ちなみに、『 バリトン 』と言う名の楽器が二種類あります。
そのうちの一つがブリティッシュスタイルの吹奏楽で使われるバリトン。
ユーフォニアムに近い金管楽器です。
もう一つは古楽器で撥弦兼弓奏楽器のバリトン。
ただし、こちらのバリトンは英語などでは綴りが違い、Barytonとなります。
(原語によっては同じ綴りとなる場合もある模様)
バス / ベース Bass
代表的な楽器:バスクラリネット、バストロンボーン、バスリコーダー、バスサックスなど
ザ・低音な音域ですね。低音域の代表的存在です。
この辺りまでくると楽器自体がかなり大きくなり、楽器によっては立奏ではなく座奏を前提とした造りになってきます。
ちなみに、音域名として呼ぶ時はドイツ読みのバスが一般的。
ベースというのは英語読みです。
Tenorの場合は英語読みが一般的でBassの場合はドイツ読みが一般的というのはなんだか統一性がないようでもありますが、恐らく弦楽器のベースとの混同を避けるためでしょう。
コントラバス Contrabass
代表的な楽器:コントラバスクラリネット、コントラバスフルート
バスよりも更に低音域です。
コントラバスまでくると楽器がどんどん巨大化し、同名の他の音域の楽器のお化けみたいな感じになってきます。
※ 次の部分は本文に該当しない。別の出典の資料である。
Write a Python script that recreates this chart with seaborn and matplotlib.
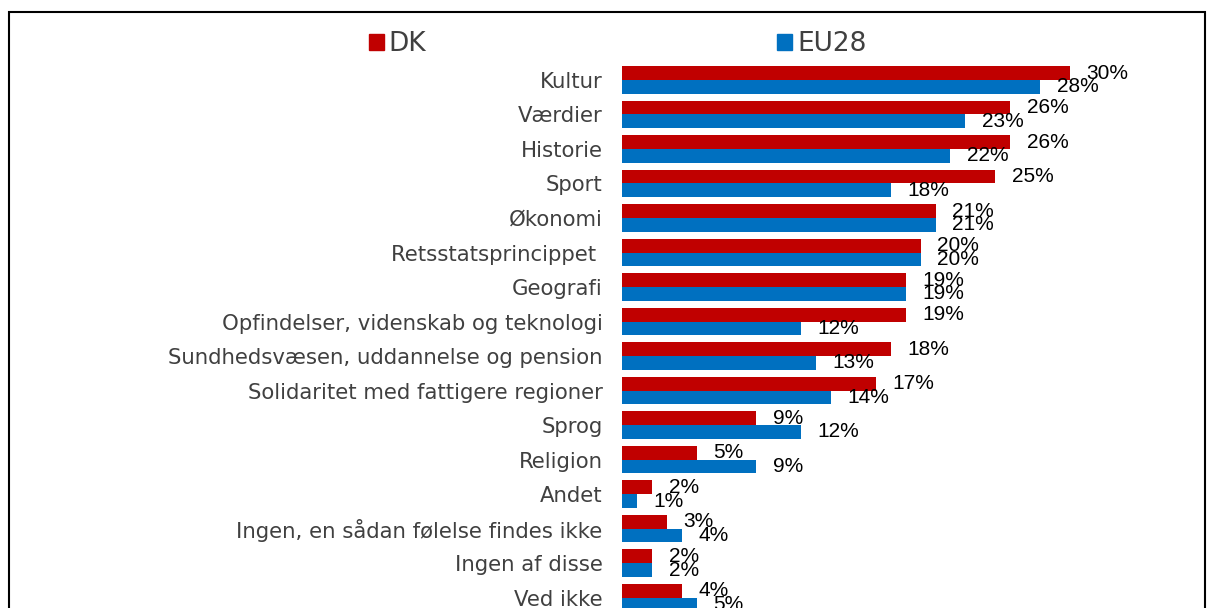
import pandas as pd
import seaborn as sns
import matplotlib.pyplot as plt
from matplotlib.patches import Rectangle, Patch

sns.set_style("white")
plt.rcParams['font.family'] = ['DejaVu Sans']

categories = ["Kultur", "Værdier", "Historie", "Sport", "Økonomi",
              "Retsstatsprincippet ", "Geografi",
              "Opfindelser, videnskab og teknologi",
              "Sundhedsvæsen, uddannelse og pension",
              "Solidaritet med fattigere regioner", "Sprog", "Religion",
              "Andet", "Ingen, en sådan følelse findes ikke",
              "Ingen af disse", "Ved ikke"]
dk = [30, 26, 26, 25, 21, 20, 19, 19, 18, 17, 9, 5, 2, 3, 2, 4]
eu28 = [28, 23, 22, 18, 21, 20, 19, 12, 13, 14, 12, 9, 1, 4, 2, 5]
series = ["DK", "EU28"]
colors = ["#C00000", "#0070C0"]

df = pd.DataFrame({"kategori": categories * 2,
                   "andel": dk + eu28,
                   "serie": [series[0]] * len(dk) + [series[1]] * len(eu28)})

W, H = 1208, 608
fig = plt.figure(figsize=(W / 100, H / 100), dpi=100)
# axes: x from 622 to 1205 px, y from 62 px down to bottom edge
ax = fig.add_axes([622 / W, 0, (1205 - 622) / W, (608 - 62) / H])

sns.barplot(data=df, y="kategori", x="andel", hue="serie", orient="h",
            palette=colors, width=0.8, linewidth=0, saturation=1,
            legend=False, ax=ax)

ax.set_xlim(0, 39.05)
ax.set_ylim(15.30, -0.52)
ax.set_xlabel("")
ax.set_ylabel("")
ax.set_xticks([])
for s in ax.spines.values():
    s.set_visible(False)
ax.tick_params(axis="y", length=0, pad=14, labelsize=15.3, labelcolor="#404040")

for cont in ax.containers:
    ax.bar_label(cont, fmt="%g%%", padding=12, fontsize=15,
                 family="Liberation Sans", color="black")

handles = [Patch(color=c, label=s) for c, s in zip(colors, series)]
fig.legend(handles=handles, loc="upper left", bbox_to_anchor=(369 / W, 1 - 31 / H),
           ncol=2, frameon=False, fontsize=19, handlelength=0.55, handleheight=0.55,
           handletextpad=0.2, columnspacing=13.3, labelcolor="#404040",
           borderaxespad=0, borderpad=0)

fig.patches.append(Rectangle((9 / W, -0.1), (1205 - 9) / W, 1.1 - 12 / H,
                             transform=fig.transFigure, fill=False,
                             edgecolor="black", linewidth=1.5))

plt.savefig("out.png", dpi=100)
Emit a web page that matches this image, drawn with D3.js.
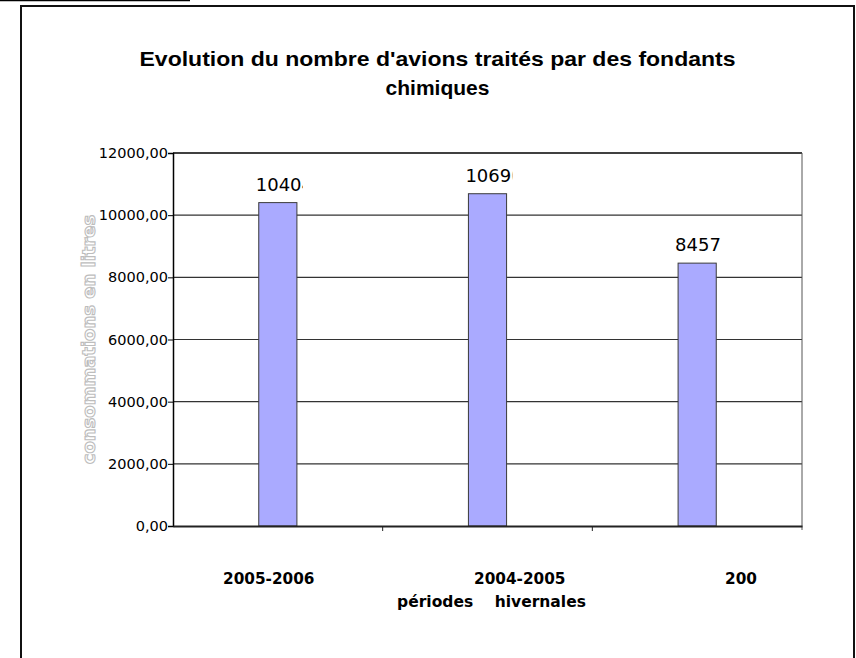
<!DOCTYPE html>
<html>
<head>
<meta charset="utf-8">
<script src="https://cdn.jsdelivr.net/npm/d3@7"></script>
<style>
  html, body { margin: 0; padding: 0; background: #fff; }
  svg { display: block; }
</style>
</head>
<body>
<div id="chart"></div>
<script>
// Winter periods and number of aircraft treated with chemical de-icers
const categories = ["2005-2006", "2004-2005", "2003-2004"];
const values = [10404, 10690, 8457];
const yTicks = [0, 2000, 4000, 6000, 8000, 10000, 12000];
const titleLines = ["Evolution du nombre d'avions traités par des fondants", "chimiques"];
const yTitle = "consommations en litres";
const xTitle = "périodes    hivernales";

const W = 856, H = 658;
const frame = { left: 21, top: 6, right: 854 };
const plot = { left: 173, right: 802, top: 153, bottom: 526 };

const svg = d3.select("#chart").append("svg")
  .attr("width", W).attr("height", H);

// page rule above the chart frame
svg.append("line")
  .attr("x1", 0).attr("x2", 190).attr("y1", 0.5).attr("y2", 0.5)
  .attr("stroke", "#000").attr("stroke-width", 1.5);

// chart frame (runs past the bottom of the page)
svg.append("path")
  .attr("d", `M${frame.left},${H + 5}V${frame.top}H${frame.right}V${H + 5}`)
  .attr("fill", "none").attr("stroke", "#111").attr("stroke-width", 2);

// title
const title = svg.append("text")
  .attr("text-anchor", "middle")
  .attr("font-family", "Liberation Sans, Arial, sans-serif")
  .attr("font-weight", "bold").attr("font-size", 21).attr("fill", "#000");
titleLines.forEach((t, i) => {
  const ts = title.append("tspan").attr("x", (frame.left + frame.right) / 2)
    .attr("y", 66 + i * 29).text(t);
  if (i === 0) ts.attr("textLength", 596).attr("lengthAdjust", "spacingAndGlyphs");
});

const x = d3.scaleBand().domain(categories).range([plot.left, plot.right]);
const y = d3.scaleLinear().domain([0, 12000]).range([plot.bottom, plot.top]);
const barW = x.bandwidth() * 0.182;

// horizontal gridlines
svg.append("g").selectAll("line").data(yTicks.filter(d => d > 0)).join("line")
  .attr("x1", plot.left).attr("x2", plot.right)
  .attr("y1", d => y(d)).attr("y2", d => y(d))
  .attr("stroke", d => d === 12000 ? "#000" : "#333")
  .attr("stroke-width", d => d === 12000 ? 1.5 : 1.2);

// right edge of the plot area
svg.append("line")
  .attr("x1", plot.right).attr("x2", plot.right)
  .attr("y1", plot.top).attr("y2", plot.bottom + 4)
  .attr("stroke", "#555").attr("stroke-width", 1);

// y axis
const yAxis = d3.axisLeft(y).tickValues(yTicks).tickSize(5).tickPadding(0)
  .tickFormat(d => d3.format(".2f")(d).replace(".", ","));
const gy = svg.append("g").attr("transform", `translate(${plot.left},0)`).call(yAxis);
gy.select(".domain").attr("stroke", "#000").attr("stroke-width", 1.5);
gy.selectAll(".tick line").attr("stroke", "#000");
gy.selectAll(".tick text")
  .attr("font-family", "DejaVu Sans, Verdana, sans-serif")
  .attr("font-size", 14.5).attr("fill", "#000");

// bars
svg.append("g").selectAll("rect").data(categories).join("rect")
  .attr("x", (d) => x(d) + (x.bandwidth() - barW) / 2)
  .attr("y", (d, i) => y(values[i]))
  .attr("width", barW)
  .attr("height", (d, i) => y(0) - y(values[i]))
  .attr("fill", "#aaaaff").attr("stroke", "#3a3a3a").attr("stroke-width", 1);

// value labels, each cut off at the width of its label box
const defs = svg.append("defs");
const labelBoxW = 47;
categories.forEach((c, i) => {
  const bx = x(c) + (x.bandwidth() - barW) / 2 - 3;
  defs.append("clipPath").attr("id", "lbl" + i)
    .append("rect").attr("x", bx).attr("y", y(values[i]) - 40)
    .attr("width", labelBoxW).attr("height", 40);
  svg.append("text")
    .attr("clip-path", `url(#lbl${i})`)
    .attr("x", bx).attr("y", y(values[i]) - 12)
    .attr("font-family", "DejaVu Sans, Verdana, sans-serif")
    .attr("font-size", 18).attr("fill", "#000")
    .text(values[i]);
});

// x axis
const xAxis = d3.axisBottom(x).tickSize(0).tickFormat("");
const gx = svg.append("g").attr("transform", `translate(0,${plot.bottom})`).call(xAxis);
gx.select(".domain").attr("stroke", "#222").attr("stroke-width", 2);
// ticks between categories
svg.append("g").selectAll("line").data(categories.slice(1)).join("line")
  .attr("x1", d => x(d)).attr("x2", d => x(d))
  .attr("y1", plot.bottom).attr("y2", plot.bottom + 5)
  .attr("stroke", "#222").attr("stroke-width", 1);

// category labels, the last one cut off by its text box
defs.append("clipPath").attr("id", "catclip")
  .append("rect").attr("x", frame.left).attr("y", 540)
  .attr("width", plot.right - 45 - frame.left).attr("height", 60);
const xl = d3.scalePoint().domain(categories).range([plot.left + 50, plot.right - 77]);
svg.append("g").attr("clip-path", "url(#catclip)")
  .selectAll("text").data(categories).join("text")
  .attr("x", d => xl(d)).attr("y", 584)
  .attr("font-family", "DejaVu Sans, Verdana, sans-serif")
  .attr("font-weight", "bold").attr("font-size", 15.3).attr("fill", "#000")
  .text(d => d);

// x axis title
svg.append("text")
  .attr("x", (plot.left + plot.right) / 2 + 4).attr("y", 607)
  .attr("text-anchor", "middle")
  .style("white-space", "pre")
  .attr("font-family", "DejaVu Sans, Verdana, sans-serif")
  .attr("font-weight", "bold").attr("font-size", 15.5).attr("fill", "#000")
  .text(xTitle);

// y axis title, outlined lettering
svg.append("text")
  .attr("transform", `translate(95,${(plot.top + plot.bottom) / 2}) rotate(-90)`)
  .attr("text-anchor", "middle")
  .attr("font-family", "DejaVu Sans, Verdana, sans-serif")
  .attr("font-weight", "bold").attr("font-size", 18)
  .attr("fill", "#fff").attr("stroke", "#bdbdbd").attr("stroke-width", 1.1)
  .text(yTitle);
</script>
</body>
</html>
コントラバスフルートなんかはその高さが人の背丈ほどもあります。
バスの時点でもアンサンブル以外ではあまり使われませんが、コントラバスがともなると大人数での編成でもないと出番はほとんどありません。
サブコントラバス SubContrabass
代表的な楽器:サブコントラバスサックス
超低音域です。
サブコントラバスサックスの動画が一時話題になりましたが、そこまでしてその低音がほしいのか、他の楽器じゃダメなのかという、もはやネタレベルです。
こちらのリンク先のブログで動画付で紹介がなされていますので、興味があるという方はご確認ください。
音域まとめ
・同じ名前の楽器でも、サックスやリコーダーなど、色々な音域を持つ楽器が存在する。
・【高音域】ソプラノ > アルト > テナー > バリトン > バス【低音域】は最低限憶えておこう。
楽器によってもよく使われる音域などは違いますが、やはり上記のソプラノ~バス辺りまでが一般的によく使われる音域となります。
特に上記の中でソプラノ・アルト・テナー・バリトン もしくは ソプラノ・アルト・テナー・バスの四つの音域によるアンサンブル(四重奏)はかなりメジャーでよく見かけることができます。
クライネソプラニーノからサブコントラバスまで全部憶えておくのは無理にしても、出てくる頻度が高いので、せめてこの辺りは憶えておくようにしておくと良いでしょう。